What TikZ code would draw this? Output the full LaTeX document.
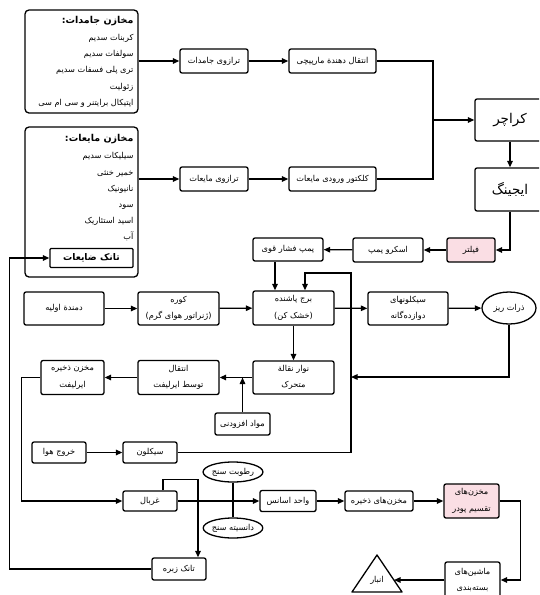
\documentclass[tikz,border=0pt]{standalone}
\usepackage{fontspec}
\usetikzlibrary{arrows.meta,positioning,shapes.geometric}
\newfontfamily\farsi[Script=Arabic]{DejaVu Sans}
\TeXXeTstate=1
\newcommand{\fa}[1]{\beginR #1\endR}
\definecolor{WmPink}{RGB}{250,222,228}

\begin{document}
\begin{tikzpicture}[x=1pt, y=-1pt,
  box/.style={draw, line width=1.3pt, rounded corners=2pt, fill=white, align=center,
    inner sep=1pt, font=\farsi\fontsize{8.2}{16.5}\selectfont},
  store/.style={draw, line width=1.3pt, rounded corners=4pt, minimum width=113pt},
  listtext/.style={align=right, inner sep=0pt, font=\farsi\fontsize{8.2}{16.2}\selectfont},
  big/.style={box, font=\farsi\fontsize{13.5}{15}\selectfont, minimum width=70pt},
  oval/.style={draw, line width=1.3pt, ellipse, inner sep=0pt, fill=white,
    minimum width=54pt, minimum height=20pt, font=\farsi\fontsize{8.2}{9}\selectfont},
  link/.style={draw, line width=1.3pt},
  arrow/.style={link, -{Triangle[length=6.5pt,width=5.5pt]}}
]
\useasboundingbox (0,0) rectangle (539,595);
\clip (0,0) rectangle (539,595);

\node[store, minimum height=103pt] (solids) at (81.5,61.5) {};
\node[listtext, anchor=north east] (solidslist) at ([shift={(-5,6.5)}]solids.north east)
  {{\bfseries\fontsize{9.5}{15}\selectfont\fa{مخازن جامدات:}}\\[1pt]\fa{کربنات سدیم}\\\fa{سولفات سدیم}\\\fa{تری پلی فسفات سدیم}\\\fa{زئولیت}\\\fa{اپتیکال برایتنر و سی ام سی}};
\node[store, minimum height=150pt] (liquids) at (81.5,202) {};
\node[listtext, anchor=north east] (liquidslist) at ([shift={(-5,8)}]liquids.north east)
  {{\bfseries\fontsize{9.5}{15}\selectfont\fa{مخازن مایعات:}}\\[1pt]\fa{سیلیکات سدیم}\\\fa{خمیر خنثی}\\\fa{نانیونیک}\\\fa{سود}\\\fa{اسید استئاریک}\\\fa{آب}};
\node[box, rounded corners=1pt, minimum width=83pt, minimum height=19pt,
  font=\farsi\bfseries\fontsize{9.2}{10}\selectfont] (waste) at (91.5,258) {\fa{تانک ضایعات}};

\node[box, minimum width=68pt, minimum height=24pt] (solidw) at (214,61) {\fa{ترازوی جامدات}};
\node[box, minimum width=87pt, minimum height=24pt] (spiral) at (332.5,61) {\fa{انتقال دهندة مارپیچی}};
\node[box, minimum width=68pt, minimum height=24pt] (liquidw) at (214,179) {\fa{ترازوی مایعات}};
\node[box, minimum width=87pt, minimum height=24pt] (collector) at (332.5,179) {\fa{کلکتور ورودی مایعات}};
\coordinate (merge) at (433,120);

\node[big, minimum height=42pt] (crutcher) at (510,120) {\fa{کراچر}};
\node[big, minimum height=43pt] (aging) at (510,189.5) {\fa{ایجینگ}};
\node[box, fill=WmPink, minimum width=48pt, minimum height=24pt] (filter) at (471,250) {\fa{فیلتر}};
\node[box, minimum width=70pt, minimum height=24pt] (screw) at (388,250) {\fa{اسکرو پمپ}};
\node[box, minimum width=70pt, minimum height=23pt] (hppump) at (288,249.5) {\fa{پمپ فشار قوی}};

\node[box, minimum width=80pt, minimum height=33pt] (blower) at (64,308.5) {\fa{دمندة اولیه}};
\node[box, minimum width=81pt, minimum height=33pt] (furnace) at (178.5,308.5) {\fa{کوره}\\\fa{(ژنراتور هوای گرم)}};
\node[box, minimum width=81pt, minimum height=34pt] (tower) at (293.5,308) {\fa{برج پاشنده}\\\fa{(خشک کن)}};
\node[box, minimum width=80pt, minimum height=33pt] (cyc12) at (408,308.5) {\fa{سیکلونهای}\\\fa{دوازده‌گانه}};
\node[oval, minimum width=54pt, minimum height=32pt] (fines) at (509,308) {\fa{ذرات ریز}};
\coordinate (rettop) at (351,273);
\coordinate (finesin) at (351,377);

\node[box, minimum width=81pt, minimum height=33pt] (belt) at (293.5,377.5) {\fa{نوار نقالة}\\\fa{متحرک}};
\node[box, minimum width=81pt, minimum height=34pt] (airlift) at (178.5,377.5) {\fa{انتقال}\\\fa{توسط ایرلیفت}};
\node[box, minimum width=63pt, minimum height=34pt] (airstore) at (72.5,377.5) {\fa{مخزن ذخیره}\\\fa{ایرلیفت}};
\node[box, minimum width=55pt, minimum height=22pt] (additive) at (242.5,424) {\fa{مواد افزودنی}};

\node[box, minimum width=54pt, minimum height=21pt] (airout) at (59,452.5) {\fa{خروج هوا}};
\node[box, minimum width=54pt, minimum height=21pt] (cyclone) at (150,452.5) {\fa{سیکلون}};
\node[box, minimum width=54pt, minimum height=20pt] (sieve) at (150,501) {\fa{غربال}};
\node[oval] (humid) at (233,472) {\fa{رطوبت سنج}};
\node[oval] (density) at (233,528) {\fa{دانسیته سنج}};
\node[box, minimum width=56pt, minimum height=21pt] (essence) at (288,501) {\fa{واحد اسانس}};
\node[box, minimum width=68pt, minimum height=20pt] (silos) at (379,501) {\fa{مخزن‌های ذخیره}};
\node[box, fill=WmPink, minimum width=55pt, minimum height=34pt] (powder) at (471.5,501) {\fa{مخزن‌های}\\\fa{تقسیم پودر}};
\node[box, minimum width=55pt, minimum height=36pt] (pack) at (472.5,580) {\fa{ماشین‌های}\\\fa{بسته‌بندی}};
\node[box, minimum width=54pt, minimum height=22pt] (coarse) at (179,569) {\fa{تانک زبره}};
\node[inner sep=0pt, font=\farsi\fontsize{8.2}{9}\selectfont] (depot) at (377,580) {\fa{انبار}};
\draw[link, line join=round] ([shift={(-25,12)}]depot.center) -- ([shift={(0,-25)}]depot.center)
  -- ([shift={(25,12)}]depot.center) -- cycle;
\coordinate (depotin) at (394,580);

\draw[arrow] (solids.east |- solidw) -- (solidw);
\draw[arrow] (solidw) -- (spiral);
\draw[arrow] (liquids.east |- liquidw) -- (liquidw);
\draw[arrow] (liquidw) -- (collector);
\draw[link] (spiral.east) -| (merge) |- (collector.east);
\draw[arrow] (merge) -- (crutcher);
\draw[arrow] (crutcher) -- (aging);
\draw[arrow] (aging.south) |- (filter.east);
\draw[arrow] (filter) -- (screw);
\draw[arrow] (screw) -- (hppump);
\draw[arrow] ([xshift=-13pt]hppump.south) -- ([xshift=-18.5pt]tower.north);
\draw[arrow] (blower) -- (furnace);
\draw[arrow] (furnace) -- (tower);
\draw[arrow] (tower) -- (cyc12);
\draw[arrow] (cyc12) -- (fines);
\draw[arrow] (fines.south) |- (finesin);
\draw[arrow] (cyclone.east) -| (rettop) -| ([xshift=11.5pt]tower.north);
\draw[arrow] (tower) -- (belt);
\draw[arrow] (belt) -- (airlift);
\draw[arrow] (additive.north) -- (additive.north |- airlift.east);
\draw[arrow] (airlift) -- (airstore);
\draw[arrow] (airstore.west) -- ++(-19,0) |- (sieve.west);
\draw[arrow] (airout) -- (cyclone);
\draw[arrow] (sieve) -- (essence);
\draw[arrow] ([xshift=13pt]sieve.north) -- ++(0,-11) -| ([xshift=19pt]coarse.north);
\draw[link] (humid) -- (density);
\draw[arrow] (essence) -- (silos);
\draw[arrow] (silos) -- (powder);
\draw[arrow] (powder.east) -- ++(21,0) |- (pack.east);
\draw[arrow] (pack.west) -- (depotin);
\draw[arrow] (coarse.west) -- ++(-142,0) |- (waste.west);
\end{tikzpicture}
\end{document}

Instruction:
Everything from the top line of the data down to and including the line with "(waste) at (91.5,258)" is to be copied, except the pictures.

Answer to this exercise:
What TikZ code would draw this? Output the full LaTeX document.
\documentclass[tikz,border=0pt]{standalone}
\usepackage{fontspec}
\usetikzlibrary{arrows.meta,positioning,shapes.geometric}
\newfontfamily\farsi[Script=Arabic]{DejaVu Sans}
\TeXXeTstate=1
\newcommand{\fa}[1]{\beginR #1\endR}
\definecolor{WmPink}{RGB}{250,222,228}

\begin{document}
\begin{tikzpicture}[x=1pt, y=-1pt,
  box/.style={draw, line width=1.3pt, rounded corners=2pt, fill=white, align=center,
    inner sep=1pt, font=\farsi\fontsize{8.2}{16.5}\selectfont},
  store/.style={draw, line width=1.3pt, rounded corners=4pt, minimum width=113pt},
  listtext/.style={align=right, inner sep=0pt, font=\farsi\fontsize{8.2}{16.2}\selectfont},
  big/.style={box, font=\farsi\fontsize{13.5}{15}\selectfont, minimum width=70pt},
  oval/.style={draw, line width=1.3pt, ellipse, inner sep=0pt, fill=white,
    minimum width=54pt, minimum height=20pt, font=\farsi\fontsize{8.2}{9}\selectfont},
  link/.style={draw, line width=1.3pt},
  arrow/.style={link, -{Triangle[length=6.5pt,width=5.5pt]}}
]
\useasboundingbox (0,0) rectangle (539,595);
\clip (0,0) rectangle (539,595);

\node[store, minimum height=103pt] (solids) at (81.5,61.5) {};
\node[listtext, anchor=north east] (solidslist) at ([shift={(-5,6.5)}]solids.north east)
  {{\bfseries\fontsize{9.5}{15}\selectfont\fa{مخازن جامدات:}}\\[1pt]\fa{کربنات سدیم}\\\fa{سولفات سدیم}\\\fa{تری پلی فسفات سدیم}\\\fa{زئولیت}\\\fa{اپتیکال برایتنر و سی ام سی}};
\node[store, minimum height=150pt] (liquids) at (81.5,202) {};
\node[listtext, anchor=north east] (liquidslist) at ([shift={(-5,8)}]liquids.north east)
  {{\bfseries\fontsize{9.5}{15}\selectfont\fa{مخازن مایعات:}}\\[1pt]\fa{سیلیکات سدیم}\\\fa{خمیر خنثی}\\\fa{نانیونیک}\\\fa{سود}\\\fa{اسید استئاریک}\\\fa{آب}};
\node[box, rounded corners=1pt, minimum width=83pt, minimum height=19pt,
  font=\farsi\bfseries\fontsize{9.2}{10}\selectfont] (waste) at (91.5,258) {\fa{تانک ضایعات}};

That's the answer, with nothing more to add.